-- Begin Available data --

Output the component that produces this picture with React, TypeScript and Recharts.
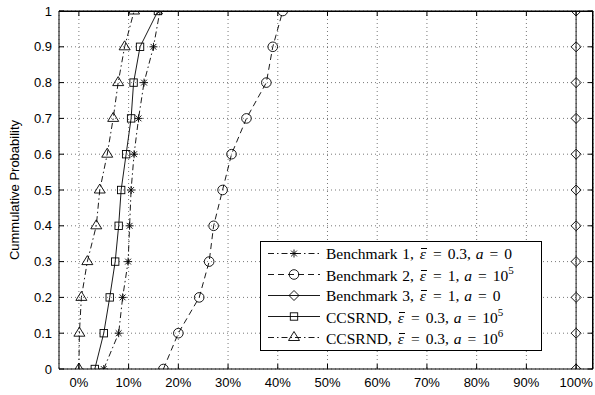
import { CartesianGrid, Legend, Line, LineChart, XAxis, YAxis } from 'recharts'

// cumulative probability levels (y) shared by every curve
const probLevels = [0, 0.1, 0.2, 0.3, 0.4, 0.5, 0.6, 0.7, 0.8, 0.9, 1]

// x values in percent, one per probability level
const benchmark1 = [5.0, 8.0, 8.8, 9.9, 10.2, 10.5, 11.1, 12.0, 13.1, 15.0, 16.3]
const benchmark2 = [17.0, 20.0, 24.2, 26.2, 27.1, 28.9, 30.7, 33.7, 37.7, 39.0, 41.0]
const benchmark3 = [100, 100, 100, 100, 100, 100, 100, 100, 100, 100, 100]
const ccsrnd5 = [3.2, 5.0, 6.2, 7.3, 8.0, 8.5, 9.5, 10.5, 11.0, 12.3, 15.9]
const ccsrnd6 = [0, 0.1, 0.5, 1.7, 3.5, 4.2, 5.7, 6.9, 7.9, 9.2, 11.1]

const xTicks = [0, 10, 20, 30, 40, 50, 60, 70, 80, 90, 100]
const yTicks = [0, 0.1, 0.2, 0.3, 0.4, 0.5, 0.6, 0.7, 0.8, 0.9, 1]

const legendNames = ['Benchmark 1', 'Benchmark 2', 'Benchmark 3', 'CCSRND', 'CCSRND']
const legendEps = ['0.3', '1', '1', '0.3', '0.3']
const legendA = ['0', '10', '0', '10', '10']
const legendAExp = ['', '5', '', '5', '6']

type Shape = 'star' | 'circle' | 'diamond' | 'square' | 'triangle'

const toPoints = (values: number[]) => values.map((x, i) => ({ x, y: probLevels[i] }))

// benchmark 3 sits on the top/right axes (same scales) so those axes get drawn too
const series: { key: string, values: number[], dash?: string, marker: Shape, frame?: boolean }[] = [
    { key: 'b1', values: benchmark1, dash: '6 3 1.5 3', marker: 'star' },
    { key: 'b2', values: benchmark2, dash: '6 4', marker: 'circle' },
    { key: 'b3', values: benchmark3, marker: 'diamond', frame: true },
    { key: 'c5', values: ccsrnd5, marker: 'square' },
    { key: 'c6', values: ccsrnd6, dash: '6 3 1.5 3', marker: 'triangle' },
]

const INK = '#000'
const SANS = '"Liberation Sans", Arial, sans-serif'
const X_DOMAIN = [-4, 103.4]
const Y_DOMAIN = [0, 1]

// chart geometry
const W = 595
const H = 395
const MARGIN = { top: 10, right: 1, bottom: 0, left: 0 }
const Y_AXIS_W = 59
const X_AXIS_H = 26
const PLOT = {
    left: MARGIN.left + Y_AXIS_W,
    top: MARGIN.top + 1,
    width: W - MARGIN.left - MARGIN.right - Y_AXIS_W - 1,
    height: H - MARGIN.top - MARGIN.bottom - X_AXIS_H - 1,
}

const Marker = ({ shape, cx, cy }: { shape: Shape, cx: number, cy: number }) => {
    const common = { fill: 'none', stroke: INK, strokeWidth: 0.9 }
    if (shape === 'star') {
        const r = 4, d = 2.9
        return (
            <g {...common}>
                <line x1={cx - r} y1={cy} x2={cx + r} y2={cy} />
                <line x1={cx} y1={cy - r} x2={cx} y2={cy + r} />
                <line x1={cx - d} y1={cy - d} x2={cx + d} y2={cy + d} />
                <line x1={cx - d} y1={cy + d} x2={cx + d} y2={cy - d} />
            </g>
        )
    }
    if (shape === 'circle') return <circle cx={cx} cy={cy} r={4.8} {...common} />
    if (shape === 'diamond') {
        return <polygon points={`${cx},${cy - 5} ${cx + 5},${cy} ${cx},${cy + 5} ${cx - 5},${cy}`} {...common} />
    }
    if (shape === 'square') return <rect x={cx - 3.7} y={cy - 3.7} width={7.4} height={7.4} {...common} />
    return <polygon points={`${cx},${cy - 6} ${cx + 5.5},${cy + 3} ${cx - 5.5},${cy + 3}`} {...common} />
}

// epsilon with a bar over it
const EpsBar = () => (
    <i style={{ position: 'relative', display: 'inline-block', padding: '0 1px' }}>
        {'\u03b5'}
        <span style={{ position: 'absolute', left: 2, right: 0, top: 2, borderTop: `1px solid ${INK}` }} />
    </i>
)

const Eq = () => <span style={{ margin: '0 6px' }}>=</span>

const LegendBox = () => (
    <div style={{
        border: `1.5px solid ${INK}`,
        background: '#fff',
        width: 280,
        paddingTop: 1,
        paddingBottom: 2,
        fontFamily: '"Liberation Serif", "Times New Roman", serif',
        fontSize: 15.5,
        color: INK,
        lineHeight: 1,
    }}>
        {series.map((s, i) => (
            <div key={s.key} style={{ display: 'flex', alignItems: 'center', height: 21 }}>
                <svg width={65} height={21} style={{ flex: 'none' }}>
                    <line x1={7} x2={59} y1={10.5} y2={10.5} stroke={INK} strokeWidth={0.9} strokeDasharray={s.dash} />
                    <Marker shape={s.marker} cx={33} cy={10.5} />
                </svg>
                <span style={{ whiteSpace: 'nowrap', wordSpacing: 1 }}>
                    {legendNames[i]}, <EpsBar /><Eq />{legendEps[i]}, <i>a</i><Eq />{legendA[i]}
                    {legendAExp[i] && <sup style={{ fontSize: 11, verticalAlign: 7 }}>{legendAExp[i]}</sup>}
                </span>
            </div>
        ))}
    </div>
)

export default function App() {
    return (
        <div style={{ position: 'absolute', left: 0, top: 0, width: W, height: H, background: '#fff' }}>
            <LineChart width={W} height={H} margin={MARGIN}>
                <CartesianGrid stroke="#555" strokeWidth={0.8} strokeDasharray="1 3" />
                <XAxis
                    dataKey="x"
                    type="number"
                    domain={X_DOMAIN}
                    allowDataOverflow
                    ticks={xTicks}
                    tickFormatter={(v: number) => `${v}%`}
                    height={X_AXIS_H}
                    tickSize={-5}
                    tickMargin={14}
                    stroke={INK}
                    tick={{ fill: INK, fontSize: 13, fontFamily: SANS }}
                />
                <XAxis
                    xAxisId="top"
                    orientation="top"
                    dataKey="x"
                    type="number"
                    domain={X_DOMAIN}
                    allowDataOverflow
                    ticks={xTicks}
                    tickFormatter={() => ''}
                    height={1}
                    tickSize={-5}
                    stroke={INK}
                />
                <YAxis
                    type="number"
                    domain={Y_DOMAIN}
                    allowDataOverflow
                    ticks={yTicks}
                    width={Y_AXIS_W}
                    tickSize={-5}
                    tickMargin={12}
                    stroke={INK}
                    tick={{ fill: INK, fontSize: 13, fontFamily: SANS }}
                    label={{
                        content: ({ viewBox }: any) => {
                            const cy = viewBox.y + viewBox.height / 2
                            return (
                                <text
                                    x={14.5}
                                    y={cy}
                                    dy="0.35em"
                                    transform={`rotate(-90, 14.5, ${cy})`}
                                    textAnchor="middle"
                                    fontSize={13}
                                    fontFamily={SANS}
                                    fill={INK}
                                >
                                    Cummulative Probability
                                </text>
                            )
                        },
                    }}
                />
                <YAxis
                    yAxisId="right"
                    orientation="right"
                    type="number"
                    domain={Y_DOMAIN}
                    allowDataOverflow
                    ticks={yTicks}
                    tickFormatter={() => ''}
                    width={1}
                    tickSize={-5}
                    stroke={INK}
                />
                {series.map((s) => (
                    <Line
                        key={s.key}
                        xAxisId={s.frame ? 'top' : 0}
                        yAxisId={s.frame ? 'right' : 0}
                        data={toPoints(s.values)}
                        dataKey="y"
                        type="linear"
                        stroke={INK}
                        strokeWidth={0.9}
                        strokeDasharray={s.dash}
                        isAnimationActive={false}
                        activeDot={false}
                        legendType="none"
                        dot={(p: any) => <Marker key={`${s.key}-${p.index}`} shape={s.marker} cx={p.cx} cy={p.cy} />}
                    />
                ))}
                <Legend
                    layout="vertical"
                    align="center"
                    verticalAlign="middle"
                    content={<LegendBox />}
                    wrapperStyle={{ position: 'absolute', left: 260, top: 241, width: 283, height: 'auto' }}
                />
            </LineChart>
            {/* top and right sides of the axes box */}
            <div style={{
                position: 'absolute',
                left: PLOT.left,
                top: PLOT.top,
                width: PLOT.width,
                height: PLOT.height,
                borderTop: `1px solid ${INK}`,
                borderRight: `1px solid ${INK}`,
                boxSizing: 'border-box',
                pointerEvents: 'none',
            }} />
        </div>
    )
}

-- End Available data --

**Problem details**
Give again, word for word, every line from the top of the data above to the line holding "type Shape = 'star'", inclusive, with the pictures left out.

**Exercise output**
Output the component that produces this picture with React, TypeScript and Recharts.
import { CartesianGrid, Legend, Line, LineChart, XAxis, YAxis } from 'recharts'

// cumulative probability levels (y) shared by every curve
const probLevels = [0, 0.1, 0.2, 0.3, 0.4, 0.5, 0.6, 0.7, 0.8, 0.9, 1]

// x values in percent, one per probability level
const benchmark1 = [5.0, 8.0, 8.8, 9.9, 10.2, 10.5, 11.1, 12.0, 13.1, 15.0, 16.3]
const benchmark2 = [17.0, 20.0, 24.2, 26.2, 27.1, 28.9, 30.7, 33.7, 37.7, 39.0, 41.0]
const benchmark3 = [100, 100, 100, 100, 100, 100, 100, 100, 100, 100, 100]
const ccsrnd5 = [3.2, 5.0, 6.2, 7.3, 8.0, 8.5, 9.5, 10.5, 11.0, 12.3, 15.9]
const ccsrnd6 = [0, 0.1, 0.5, 1.7, 3.5, 4.2, 5.7, 6.9, 7.9, 9.2, 11.1]

const xTicks = [0, 10, 20, 30, 40, 50, 60, 70, 80, 90, 100]
const yTicks = [0, 0.1, 0.2, 0.3, 0.4, 0.5, 0.6, 0.7, 0.8, 0.9, 1]

const legendNames = ['Benchmark 1', 'Benchmark 2', 'Benchmark 3', 'CCSRND', 'CCSRND']
const legendEps = ['0.3', '1', '1', '0.3', '0.3']
const legendA = ['0', '10', '0', '10', '10']
const legendAExp = ['', '5', '', '5', '6']

type Shape = 'star' | 'circle' | 'diamond' | 'square' | 'triangle'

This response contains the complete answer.